Le responsabilità di al-Maliki
Negli anni successivi infatti, egli accentrò il potere militare e politico nella figura del premier che, assieme alla politica del divide et impera nei confronti della leadership arabo sunnita, nonché alla dilagante corruzione, contribuì a generare quel risentimento che riaccese nel tardo 2012 l’ondata di proteste pacifiche contro il governo nelle regioni della Sunnah, che si trasformarono da un movimento di protesta, violentemente represso, a una vera e propria lotta armata.

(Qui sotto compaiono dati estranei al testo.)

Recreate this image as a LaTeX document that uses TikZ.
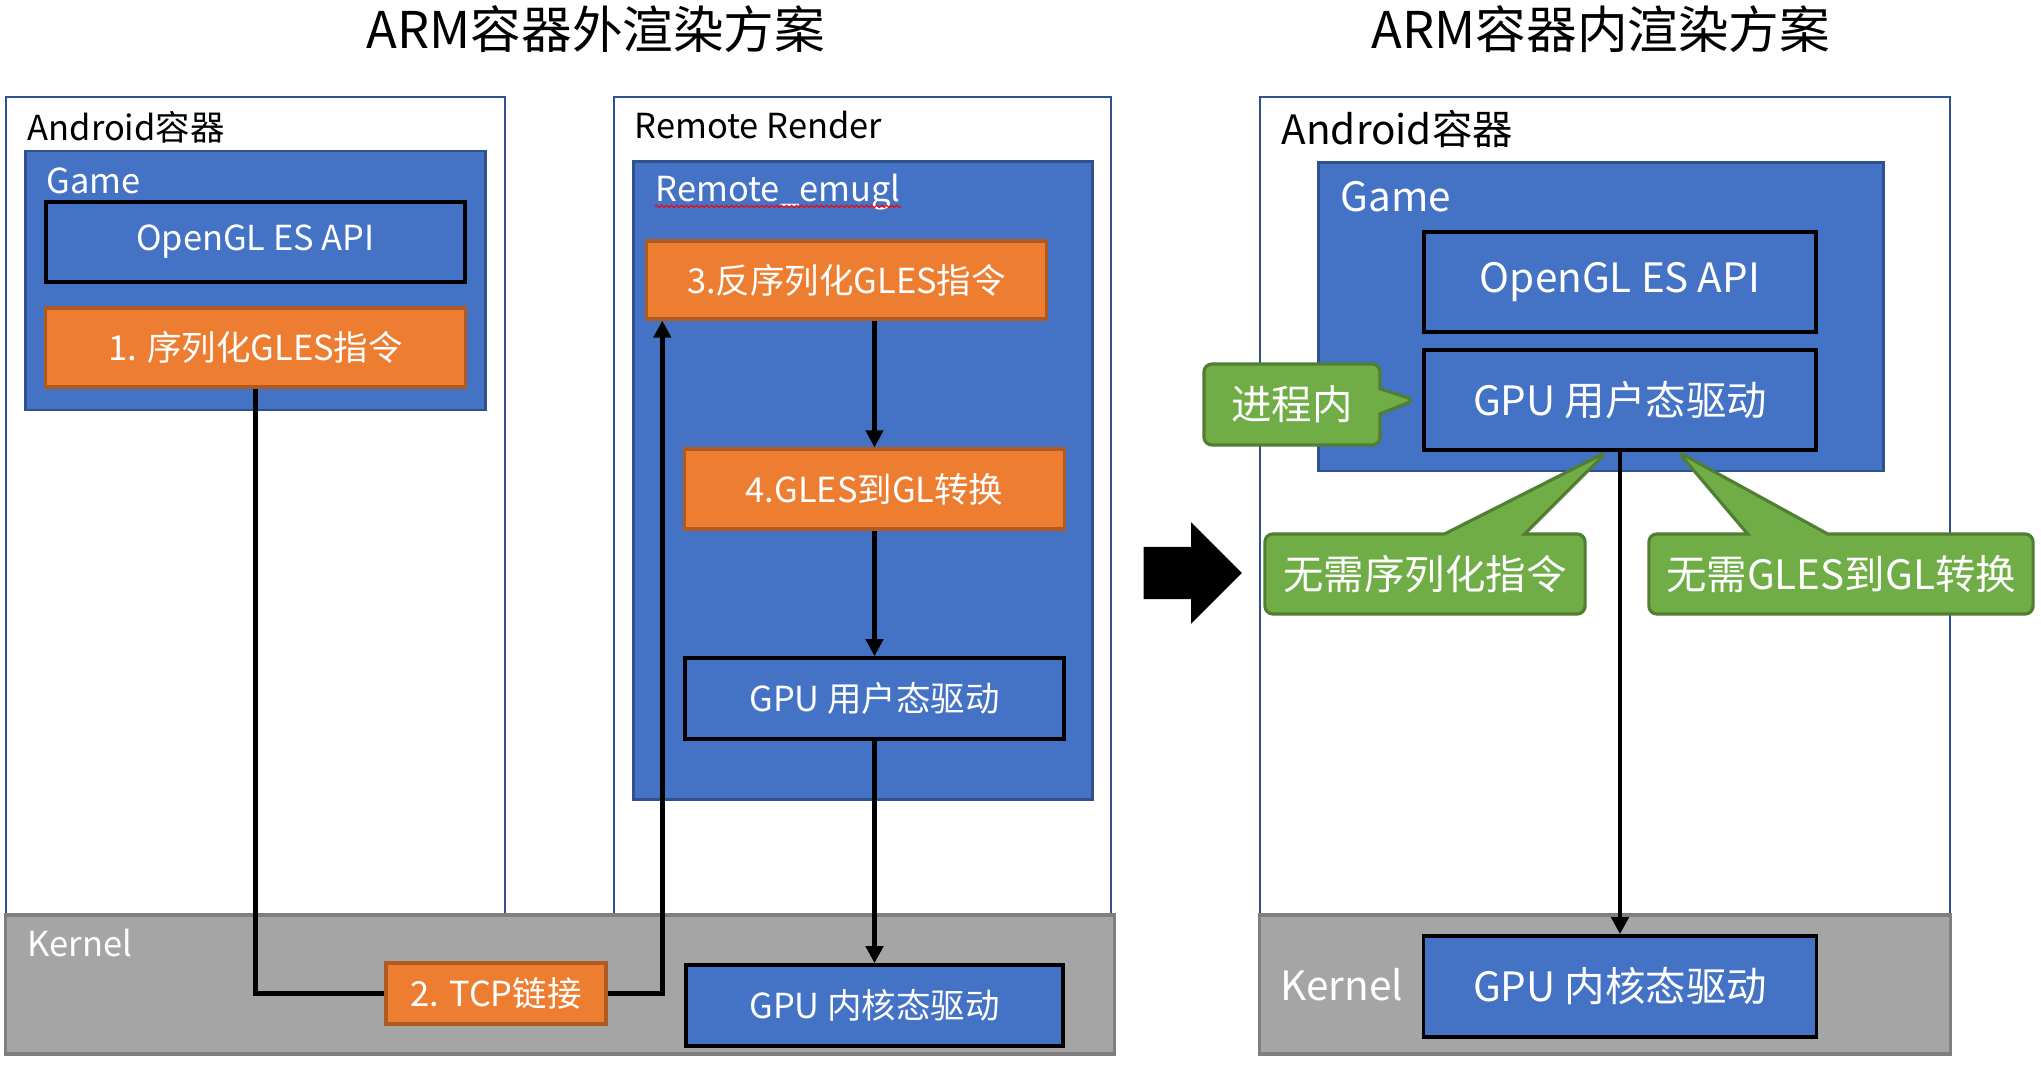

Fu in tale contesto macchiato da eccidi settari che l’allora Isi, dal 2013 Stato Islamico dell’Iraq e del Levante, riuscì a plasmare l’insorgenza, proclamando nel giugno del 2014 il Califfato.

Con tutta probabilità, questa storia sarebbe potuta andare diversamente se solo la minoranza sunnita non fosse stata marginalizzata negli anni addietro: difatti, nel 2008 il ramo di al-Qaeda in Iraq - ribattezzatosi Isi dal 2006 - si trovava nel mezzo di un inesorabile declino.

A dircelo era il successore di Osama bin Laden Ayman al-Zawahiri, in accese missive con l’allora leader di al-Qaeda in Iraq (Aqi), Abu Ayyub al Masri - successore di al-Zarqawi - che l’organizzazione aveva compromesso la propria credibilità agli occhi dei cittadini arabi sunniti iracheni.

Il motivo risiedeva nella brutalità delle operazioni terroristiche compiute, le quali, mietendo ingenti vittime tra la popolazione civile ed elevandone a dismisura la percezione d’insicurezza, contribuirono a delegittimare l’operato jihadista: tale fattore, assieme alla rivolta delle tribù sunnite nella provincia di Anbar del 2007 - l’Anbar Awakening - e la capacità delle forze di sicurezza volontarie ad essa associate - i Sons of Iraq - di escludere progressivamente dal territorio Aqi, ridusse notevolmente il raggio d’azione ed influenza di quest’ultima: in definitiva, fu proprio il ritrovato empowerment della comunità arabo sunnita ad espellere Aqi, considerata un corpo estraneo.

Uno spiraglio per la pace
La storia recente irachena ci insegna che l’assenza di un’alternativa politica, securitaria ed economica alla violenza armata ha favorito il proliferare di gruppi estremisti. Ma nel pantano iracheno, il flebile fuoco della pace continua ancora ad ardere. Difatti, ricerche dimostrano che la popolazione irachena ha storicamente avuto, più che un concreto supporto, una diluita acquiescenza nei confronti del Daesh: la natura etnico-settaria è più una conseguenza che la vera causa del conflitto, la quale è insita più che in antiche e millenarie rivalità tra gruppi, nella governance discriminatoria, e corrotta, del governo centrale.

Per tali ragioni, una reale risoluzione del conflitto dovrà necessariamente passare da un’adeguata partecipazione della minoranza sunnita all’interno dei meccanismi politico-governativi centrali, ma anche dalle concessioni alle istituzioni delle province sunnite, quale quella di Mosul, che dovranno rafforzare gli organi di governance locale – sia securitari che politici - in un concreto e progressivo processo di decentramento che sappia offrire strumenti autonomi di gestione alle realtà sunnite indigene.